The girls whose possessions were seized finished their exams, then erupted, breaking up furniture and turning on fire extinguishers, according to Arab media. They blockaded the female principal's office, forcing her to call her husband on her own telephone, asking for assistance. He, in turn, summoned police. The Saudi authorities were reduced to filing charges against the students with, and demanding an investigation by, the official Educational Department in Mecca. The Department was shameless enough to declare that the school riot was an isolated incident.

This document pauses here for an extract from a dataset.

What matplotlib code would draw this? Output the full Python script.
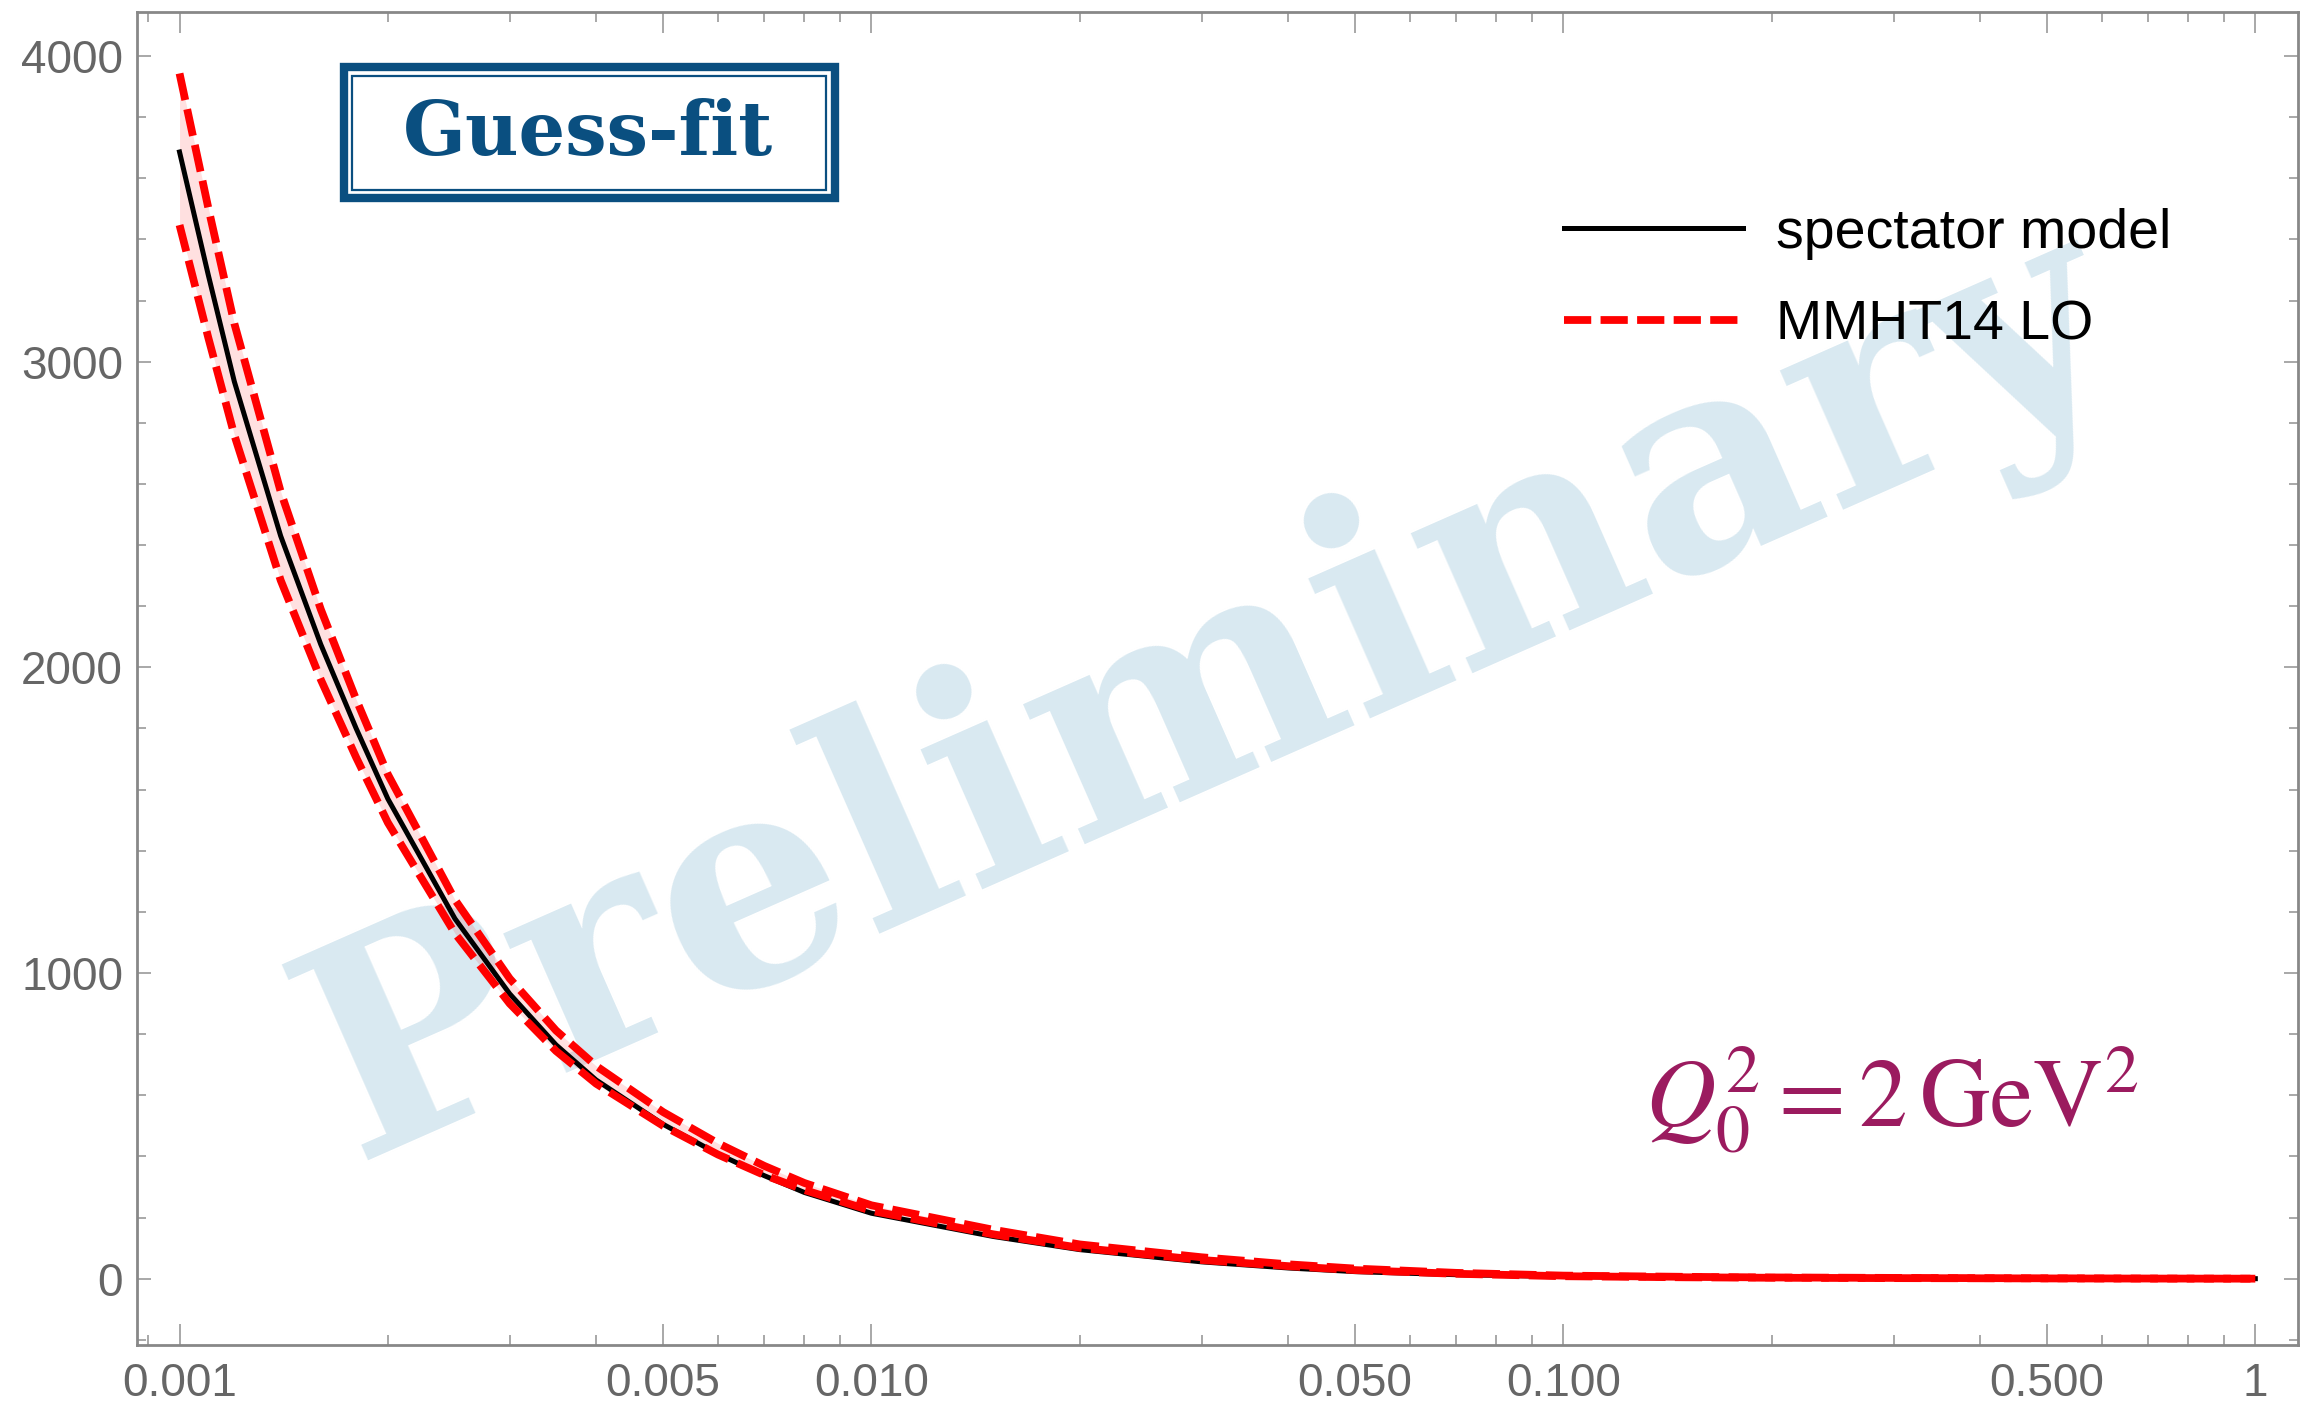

In reality, the "cellphone riot" was merely the latest chapter illustrating the discontent growing among the Saudi youth, especially women. Some weeks before, a riot had broken out in a Mecca female correctional center, and the university at Ta'if, another city in the western, and traditionally anti-Wahhabi region of Hejaz, saw a sit-in by a thousand girls who had been refused entry to the academic admission process. The protesting girls were joined by their male guardians or mehrams, whose presence is decreed by Saudi morals regulations. The girls and their guardians blocked the streets at the entrance of the university and fought with security guards who attempted to remove them.
In the short term such incidents reflect the energy of young people pressing against the primitive Wahhabi order. But viewed in a longer perspective, it is impossible to imagine that young Saudis are immune to the influence of television and YouTube reporting from Iran in upheaval.
As much or more than Iran, Saudi Arabia is trapped in an ideology from which it cannot escape. And as in Iran, more dissent and upheaval must be expected in the Wahhabi-dominated kingdom.